1999: Spina bifida surgically corrected on as-yet-unborn baby, Samuel Armas,whose hand grasps the surgeon’s finger. (Photo by Michael Clancy)

Infant pain capability is now so well established and studied that the specialty of pediatric anesthesiology has evolved to help tiny babies tolerate surgical interventions.

Consider how mainstream medicine acknowledges that newborns (including preemies) feel pain: circumcisions are now routinely performed after topical numbing and the World Health Organization recommends pain relief for the mandatory “heel sticks” drawing the child’s blood after delivery.

Medical researchers continue to test and analyze the kinds of pain-techniques that are most beneficial on tiny patients, leading to the increased surgical successes on children before and after birth. (Read about the photo here and here and developments in spina bifida here.)

In fact, science now knows that

between 20-30 weeks gestation, the highest density of pain receptors per square inch of skin develop in the unborn–five times the pain sensitivity that any child or adult will ever be capable of.

However, the developing unborn child has not developed the mechanisms needed to modulate and tone down pain, because that “pain-dampening” development occurs around 40 weeks gestation (term delivery) –and afterword!

Only the abortion industry wants to perpetuate the myth that unborn children are non-feeling and impervious to the experience of being dismembered. One wonders whether abortionists and their staff personally reject anesthesia for their own newborns and preemies that undergo medical procedures?

PAIN-CAPABLE LEGISLATION
The National Right to Life Committee (NRLC) led the charge to end partial-birth abortions –a gruesome method used on a child exiting the birth canal. In NRLCs overall plan to systematically dismantle the U.S. Supreme Court’s enduring support for abortion, they have crafted legislation presenting evidence that unborn children feel pain.

Kansas is one of the few states banning abortions at 22 weeks gestation (20 weeks post-fertilization) due to the recognized pain-capability of the unborn. While legal injunctions to the Idaho, Georgia and Arizona pain-capable laws have predictably been secured, we hope that state appeals of those decisions will be taken up for review by the U.S. Supreme Court.

HR 1797 is a federal bill, spearheaded by NRLC, that would ban elective abortions at 20 weeks fetal age, due to pain-capability. The measure is co-sponsored by all four members of the Kansas delegation to the U.S. House  and by both Kansas U.S Senators in a companion bill. The House Judiciary Committee could vote on the bill before mid-June, with action by the full House any time thereafter. For more details, go here.

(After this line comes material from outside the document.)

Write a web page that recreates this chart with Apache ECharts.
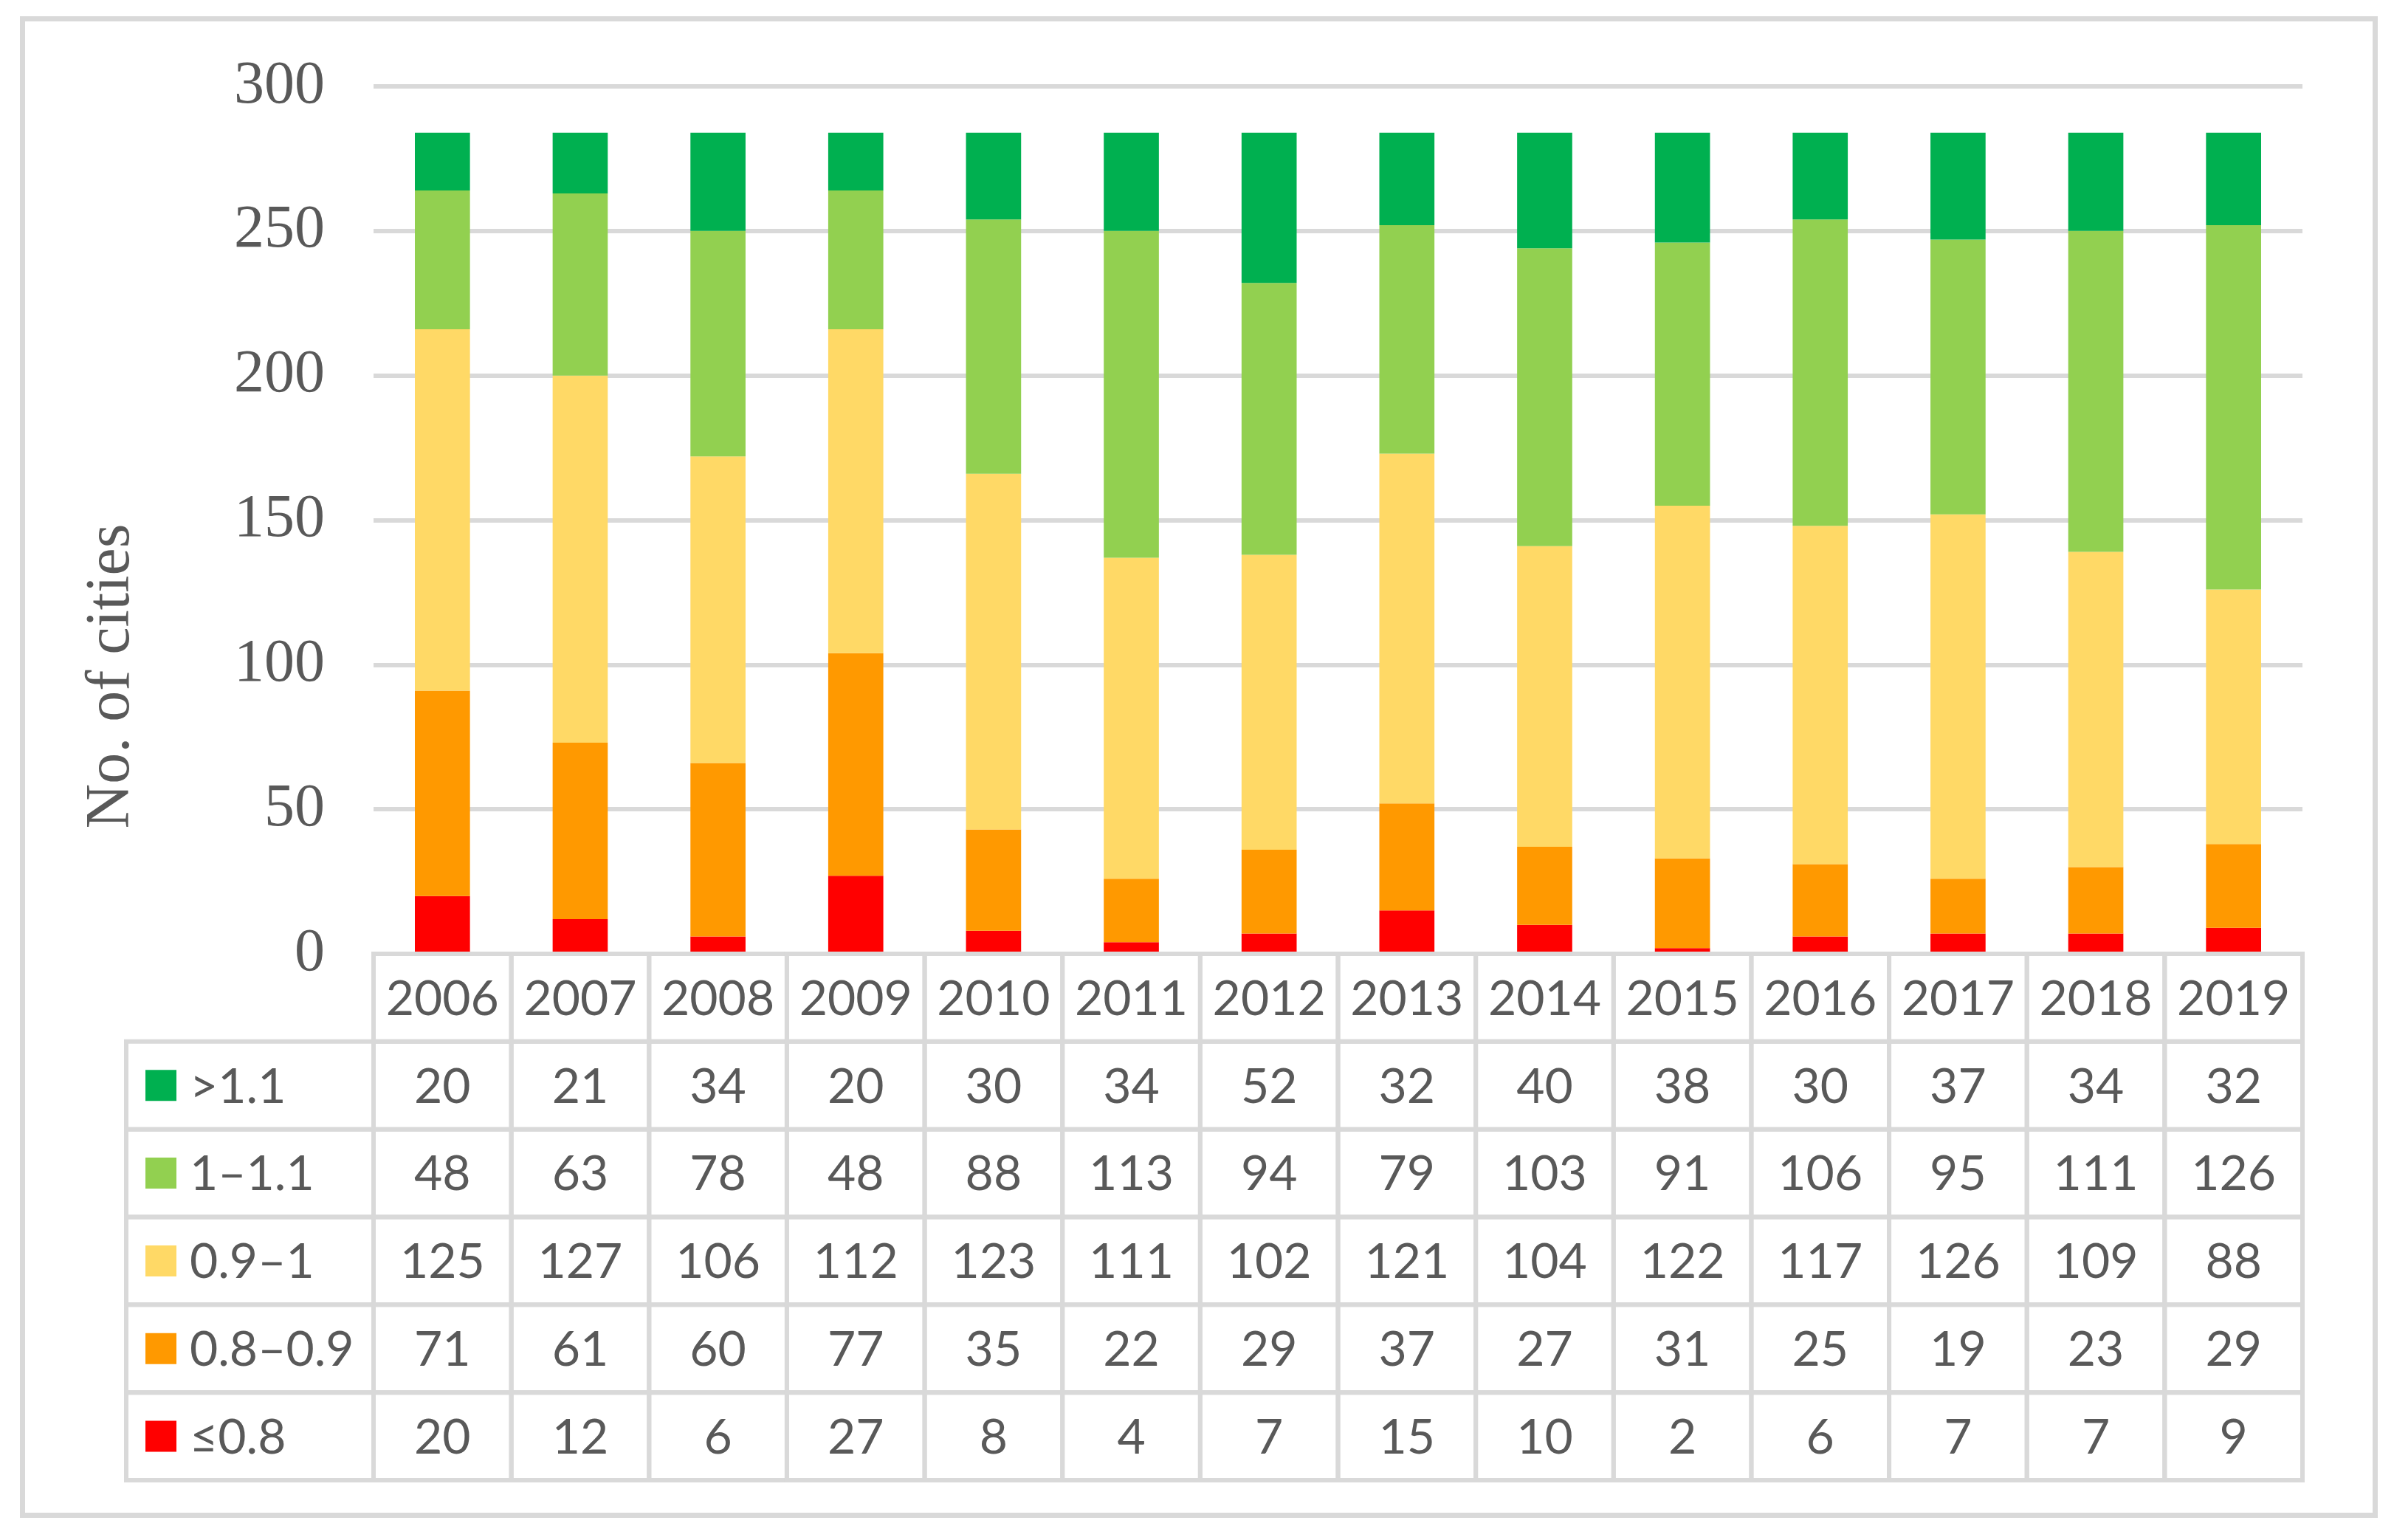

The issue of whether aborted children could experience the pain of abortion had not been a specific consideration in the 1973 Roe v Wade ruling. In that era, surgery for preemies, infants and toddlers relied on taping the child to the surgical table to immobilize the body so that the needed procedure could be performed!

Can our country– where hospitals seek the best way to protect newborns from the pain of a needle prick –continue to allow the horrific dismemberment of pain-feeling children inside abortion clinics?